Risk Remains Vulnerable
26th June 2020
The economic re-opening is now well underway, with not long to wait now until restaurants and pubs open their doors once more across England. However, for markets, concerning signs of a resurgence in coronavirus cases mean we may have reached a turning point for risk assets.
Firstly, on the virus itself, numerous southern US states, which failed to properly arrest the initial wave of infections before lifting lockdown measures, are seeing rather worrying spikes in cases and hospitalisations. Confusingly, however, these states – Arizona, Texas, Florida to name but three – have yet to see a significant rise in fatalities. Of course, I am not an epidemiologist, though I am sure the experts are beavering away to work out why this is.
That being said, the rising number of cases is raising concern that we may see a return to stricter social distancing measures, though a second, blanket nationwide lockdown – in any developed market – appears highly unlikely. Nevertheless, we have already seen some businesses take matters into their own hands, with Apple recently announcing a round of store closures in virus hotspots. Furthermore, concern that the virus is once again spreading rapidly would severely dent consumer confidence, likely resulting in increased reluctance to venture outdoors and engage with the economy. Be it a lockdown, or individual actions from businesses and the general population, the economic impact would be broadly similar.

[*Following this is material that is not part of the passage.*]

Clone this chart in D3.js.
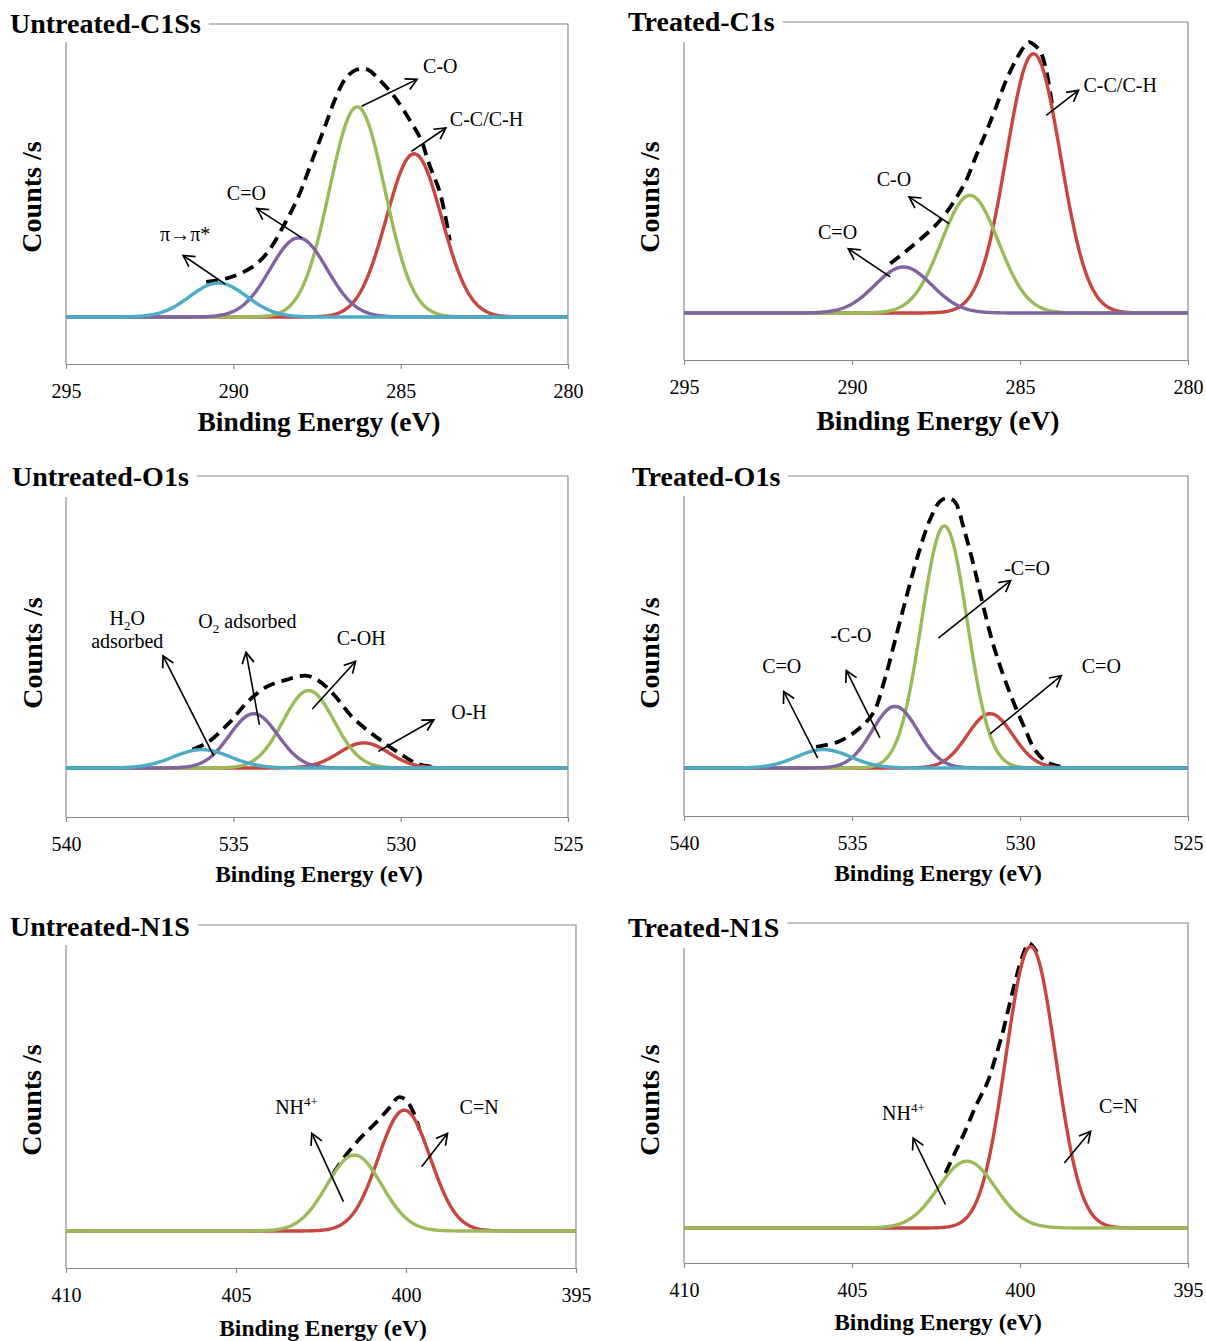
<!DOCTYPE html>
<meta charset="utf-8">
<title>XPS C1s / O1s / N1s</title>
<script src="https://d3js.org/d3.v7.min.js"></script>
<style>
  body { margin: 0; background: #fff; }
  text { font-family: "Liberation Serif", "Times New Roman", serif; fill: #000; }
</style>
<body>
<div id="chart"></div>
<script>
// ---------- data (counts in arbitrary units, baseline = 0) ----------
// fitted components: centre (eV), peak height, FWHM (eV)
var uc1sPeakEV     = [284.6, 286.3, 288.05, 290.45];
var uc1sPeakHeight = [557, 717, 270, 116];
var uc1sPeakFwhm   = [1.95, 1.95, 2.0, 2.0];
var uc1sEnvEV      = [290.81, 290.13, 289.44, 288.98, 288.52, 288.06, 287.6, 287.26, 286.92, 286.63, 286.34, 286.0, 285.65, 285.2, 284.74, 284.39, 284.16, 283.82, 283.53];
var uc1sEnvCounts  = [120, 134, 170, 220, 307, 410, 548, 651, 754, 817, 843, 845, 811, 754, 674, 605, 525, 422, 261];

var tc1sPeakEV     = [284.6, 286.49, 288.47];
var tc1sPeakHeight = [891, 404, 158];
var tc1sPeakFwhm   = [1.9, 2.0, 2.0];
var tc1sEnvEV      = [288.86, 288.24, 287.56, 287.22, 286.88, 286.6, 286.32, 286.03, 285.75, 285.41, 285.07, 284.85, 284.73, 284.56, 284.39, 284.22, 284.05];
var tc1sEnvCounts  = [170, 227, 296, 341, 399, 456, 536, 616, 696, 800, 880, 920, 931, 920, 897, 834, 720];

var uo1sPeakEV     = [531.1, 532.75, 534.39, 535.94];
var uo1sPeakHeight = [86, 265, 186, 63];
var uo1sPeakFwhm   = [1.75, 1.8, 1.7, 2.0];
var uo1sEnvEV      = [536.22, 535.76, 535.13, 534.56, 533.99, 533.42, 532.84, 532.5, 532.04, 531.47, 531.01, 530.55, 529.98, 529.5, 529.0];
var uo1sEnvCounts  = [63, 88, 154, 228, 279, 302, 316, 302, 257, 177, 131, 91, 46, 15, 3];

var to1sPeakEV     = [530.89, 532.25, 533.72, 535.85];
var to1sPeakHeight = [186, 829, 211, 63];
var to1sPeakFwhm   = [1.6, 1.6, 1.6, 1.9];
var to1sEnvEV      = [536.07, 535.39, 534.83, 534.37, 534.03, 533.69, 533.35, 533.02, 532.68, 532.39, 532.17, 531.94, 531.66, 531.37, 531.09, 530.81, 530.52, 530.18, 529.84, 529.56, 529.2, 528.8];
var to1sEnvCounts  = [72, 91, 131, 188, 302, 450, 599, 735, 850, 912, 924, 912, 815, 690, 553, 428, 325, 222, 131, 63, 20, 5];

var un1sPeakEV     = [400.05, 401.52];
var un1sPeakHeight = [395, 248];
var un1sPeakFwhm   = [1.8, 1.9];
var un1sEnvEV      = [402.14, 401.8, 401.35, 400.9, 400.5, 400.22, 400.0, 399.77, 399.6];
var un1sEnvCounts  = [188, 243, 303, 352, 401, 437, 428, 385, 330];

var tn1sPeakEV     = [399.68, 401.58];
var tn1sPeakHeight = [923, 219];
var tn1sPeakFwhm   = [1.75, 2.0];
var tn1sEnvEV      = [402.22, 401.94, 401.66, 401.32, 400.98, 400.75, 400.52, 400.35, 400.18, 400.02, 399.85, 399.73, 399.5];
var tn1sEnvCounts  = [180, 246, 311, 399, 475, 552, 639, 716, 792, 858, 913, 934, 905];

var titles  = ["Untreated-C1Ss", "Treated-C1s", "Untreated-O1s", "Treated-O1s", "Untreated-N1S", "Treated-N1S"];
var c1sTicks = [295, 290, 285, 280];
var o1sTicks = [540, 535, 530, 525];
var n1sTicks = [410, 405, 400, 395];

// peak labels with their arrows (tail -> head), in eV / counts
var uc1sNotes = [
  {parts: [["π→π*"]], at: [291.44, 261], anchor: "middle", tail: [290.24, 112], head: [291.5, 210]},
  {parts: [["C=O"]], at: [289.61, 401], anchor: "middle", tail: [287.95, 270], head: [289.3, 370]},
  {parts: [["C-O"]], at: [284.33, 832], anchor: "start", tail: [286.17, 719], head: [284.51, 811]},
  {parts: [["C-C/C-H"]], at: [283.53, 651], anchor: "start", tail: [284.68, 565], head: [283.65, 645]}
];
var tc1sNotes = [
  {parts: [["C=O"]], at: [290.43, 255], anchor: "middle", tail: [288.86, 124], head: [290.11, 221]},
  {parts: [["C-O"]], at: [288.75, 435], anchor: "middle", tail: [287.11, 307], head: [288.3, 399]},
  {parts: [["C-C/C-H"]], at: [283.11, 761], anchor: "start", tail: [284.22, 679], head: [283.26, 765]}
];
var uo1sNotes = [
  {parts: [["H"], ["2", "sub"], ["O"]], at: [538.17, 490], anchor: "middle"},
  {parts: [["adsorbed"]], at: [538.17, 410], anchor: "middle", tail: [535.59, 42], head: [537.1, 384]},
  {parts: [["O"], ["2", "sub"], [" adsorbed"]], at: [534.58, 479], anchor: "middle", tail: [534.22, 148], head: [534.62, 396]},
  {parts: [["C-OH"]], at: [531.18, 422], anchor: "middle", tail: [532.64, 202], head: [531.35, 365]},
  {parts: [["O-H"]], at: [528.49, 168], anchor: "start", tail: [530.67, 57], head: [529.01, 165]}
];
var to1sNotes = [
  {parts: [["C=O"]], at: [537.09, 327], anchor: "middle", tail: [536.02, 34], head: [537.03, 262]},
  {parts: [["-C-O"]], at: [535.03, 433], anchor: "middle", tail: [534.17, 103], head: [535.17, 334]},
  {parts: [["-C=O"]], at: [529.79, 661], anchor: "middle", tail: [532.43, 445], head: [530.28, 642]},
  {parts: [["C=O"]], at: [527.58, 327], anchor: "middle", tail: [530.89, 117], head: [528.77, 316]}
];
var un1sNotes = [
  {parts: [["NH"], ["4+", "sup"]], at: [403.22, 383], anchor: "middle", tail: [401.84, 96], head: [402.77, 319]},
  {parts: [["C=N"]], at: [397.85, 383], anchor: "middle", tail: [399.54, 210], head: [398.78, 319]}
];
var tn1sNotes = [
  {parts: [["NH"], ["4+", "sup"]], at: [403.47, 355], anchor: "middle", tail: [402.22, 77], head: [403.18, 295]},
  {parts: [["C=N"]], at: [397.07, 377], anchor: "middle", tail: [398.68, 213], head: [397.9, 317]}
];

// ---------- styles & layout ----------
var RED = "#c9463f", GREEN = "#9bbb59", PURPLE = "#8064a2", CYAN = "#4bacc6";
var AXIS = "#8a8a8a";

var panels = [
  {title: titles[0], ticks: c1sTicks, pk: [uc1sPeakEV, uc1sPeakHeight, uc1sPeakFwhm], env: [uc1sEnvEV, uc1sEnvCounts], notes: uc1sNotes,
   colours: [RED, GREEN, PURPLE, CYAN], L: 66, R: 568, top: 24, axisTop: 42, bottom: 364, base: 317, tx: 10, ty: 33, yx: 41, yy: 197, xty: 431, xts: 27.5},
  {title: titles[1], ticks: c1sTicks, pk: [tc1sPeakEV, tc1sPeakHeight, tc1sPeakFwhm], env: [tc1sEnvEV, tc1sEnvCounts], notes: tc1sNotes,
   colours: [RED, GREEN, PURPLE], L: 684, R: 1188, top: 22, axisTop: 42, bottom: 360, base: 313, tx: 628, ty: 31, yx: 659, yy: 197, xty: 430, xts: 27.5},
  {title: titles[2], ticks: o1sTicks, pk: [uo1sPeakEV, uo1sPeakHeight, uo1sPeakFwhm], env: [uo1sEnvEV, uo1sEnvCounts], notes: uo1sNotes,
   colours: [RED, GREEN, PURPLE, CYAN], L: 66, R: 568, top: 476, axisTop: 497, bottom: 817, base: 768, tx: 12, ty: 486, yx: 42, yy: 653, xty: 882, xts: 23.5},
  {title: titles[3], ticks: o1sTicks, pk: [to1sPeakEV, to1sPeakHeight, to1sPeakFwhm], env: [to1sEnvEV, to1sEnvCounts], notes: to1sNotes,
   colours: [RED, GREEN, PURPLE, CYAN], L: 684, R: 1188, top: 476, axisTop: 496, bottom: 816, base: 768, tx: 632, ty: 486, yx: 659, yy: 653, xty: 881, xts: 23.5},
  {title: titles[4], ticks: n1sTicks, pk: [un1sPeakEV, un1sPeakHeight, un1sPeakFwhm], env: [un1sEnvEV, un1sEnvCounts], notes: un1sNotes,
   colours: [RED, GREEN], L: 66, R: 576, top: 925, axisTop: 945, bottom: 1268, base: 1231, tx: 10, ty: 936, yx: 41, yy: 1100, xty: 1336, xts: 23.5},
  {title: titles[5], ticks: n1sTicks, pk: [tn1sPeakEV, tn1sPeakHeight, tn1sPeakFwhm], env: [tn1sEnvEV, tn1sEnvCounts], notes: tn1sNotes,
   colours: [RED, GREEN], L: 684, R: 1188, top: 923, axisTop: 948, bottom: 1263, base: 1228, tx: 628, ty: 937, yx: 659, yy: 1100, xty: 1330, xts: 23.5}
];

var svg = d3.select("#chart").append("svg")
    .attr("width", 1206)
    .attr("height", 1341);

svg.append("defs").append("marker")
    .attr("id", "arrow")
    .attr("markerUnits", "userSpaceOnUse")
    .attr("markerWidth", 16).attr("markerHeight", 16)
    .attr("refX", 12).attr("refY", 7)
    .attr("orient", "auto")
  .append("path")
    .attr("d", "M1,1 L12,7 L1,13")
    .attr("fill", "none")
    .attr("stroke", "#000")
    .attr("stroke-width", 1.7);

panels.forEach(function(p) {
  var g = svg.append("g");
  var x = d3.scaleLinear().domain([p.ticks[0], p.ticks[3]]).range([p.L, p.R]);
  var y = d3.scaleLinear().domain([0, 1000]).range([p.base, p.top]);

  // title and frame
  var title = g.append("text")
      .attr("x", p.tx).attr("y", p.ty)
      .attr("font-size", 28).attr("font-weight", "bold")
      .text(p.title);
  var tEnd = p.tx + title.node().getComputedTextLength() + 8;
  g.append("path")
      .attr("d", "M" + tEnd + "," + p.top + "H" + p.R + "V" + p.bottom)
      .attr("fill", "none").attr("stroke", AXIS).attr("stroke-width", 1.2);
  g.append("line")
      .attr("x1", p.L).attr("x2", p.L).attr("y1", p.axisTop).attr("y2", p.bottom)
      .attr("stroke", AXIS).attr("stroke-width", 1.2);

  var ax = g.append("g")
      .attr("transform", "translate(0," + p.bottom + ")")
      .call(d3.axisBottom(x).tickValues(p.ticks).tickSize(5).tickSizeOuter(0).tickPadding(15).tickFormat(d3.format("d")));
  ax.select(".domain").attr("stroke", AXIS).attr("stroke-width", 1.2);
  ax.selectAll(".tick line").attr("stroke", AXIS).attr("stroke-width", 1.2);
  ax.selectAll(".tick text")
      .attr("font-size", 20)
      .attr("font-family", "Liberation Serif, Times New Roman, serif")
      .attr("fill", "#000");

  g.append("text")
      .attr("x", (p.L + p.R) / 2 + 2).attr("y", p.xty)
      .attr("text-anchor", "middle")
      .attr("font-size", p.xts).attr("font-weight", "bold")
      .text("Binding Energy (eV)");
  g.append("text")
      .attr("transform", "translate(" + p.yx + "," + p.yy + ") rotate(-90)")
      .attr("text-anchor", "middle")
      .attr("font-size", 28).attr("font-weight", "bold")
      .text("Counts /s");

  var line = d3.line()
      .x(function(d) { return x(d[0]); })
      .y(function(d) { return y(d[1]); });

  // measured envelope (dashed), drawn under the fitted components
  g.append("path")
      .datum(d3.zip(p.env[0], p.env[1]))
      .attr("d", line.curve(d3.curveCatmullRom))
      .attr("fill", "none")
      .attr("stroke", "#000")
      .attr("stroke-width", 3.8)
      .attr("stroke-dasharray", "12,7");

  // fitted Gaussian components
  line.curve(d3.curveLinear);
  var lo = Math.min(p.ticks[0], p.ticks[3]), hi = Math.max(p.ticks[0], p.ticks[3]);
  var grid = d3.range(lo, hi + 0.001, 0.04);
  p.pk[0].forEach(function(c, i) {
    var h = p.pk[1][i], s = p.pk[2][i] / 2.3548;
    g.append("path")
        .datum(grid.map(function(e) { return [e, h * Math.exp(-0.5 * Math.pow((e - c) / s, 2))]; }))
        .attr("d", line)
        .attr("fill", "none")
        .attr("stroke", p.colours[i])
        .attr("stroke-width", 3.4)
        .attr("stroke-linejoin", "round");
  });

  // labels and arrows
  p.notes.forEach(function(n) {
    if (n.tail) {
      g.append("line")
          .attr("x1", x(n.tail[0])).attr("y1", y(n.tail[1]))
          .attr("x2", x(n.head[0])).attr("y2", y(n.head[1]))
          .attr("stroke", "#000").attr("stroke-width", 1.6)
          .attr("marker-end", "url(#arrow)");
    }
    var t = g.append("text")
        .attr("x", x(n.at[0])).attr("y", y(n.at[1]))
        .attr("text-anchor", n.anchor)
        .attr("font-size", 20);
    var shift = 0;
    n.parts.forEach(function(part) {
      var target = part[1] === "sub" ? 5 : part[1] === "sup" ? -8 : 0;
      var span = t.append("tspan").attr("dy", target - shift).text(part[0]);
      if (part[1]) span.attr("font-size", 13);
      shift = target;
    });
  });
});
</script>
</body>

Taking this into account, it is not surprising that the market has recently rolled back some of the rather aggressive bets on the economic re-opening that had been in evidence. The rotation out of tech and into value has reversed, showing how investors are becoming a touch less bullish on the recovery prospects, and increasingly believing that our reliance on virtual services is here to stay.
Given this rotation, the tech-heavy Nasdaq continues to outperform peers, with the recent equity market rally being largely propelled by big tech. Furthermore, with the continued liquidity injections from global central banks, and investors continuing to expect further stimulus from the fiscal side as well, it will likely take a significant shift in the risk landscape for equities to see further downside.
That shift does, however, appear likely, with it difficult to envisage the market being able to continue ignoring the surge in US coronavirus cases, especially if the resurgence of the virus threatens – as it does – to slam the brakes on the already fragile economic recovery.
It seems that it is a question of when, rather than if, the market ‘catches down’ to the economic fundamentals, at which point one can expect a rather significant pullback in risk assets.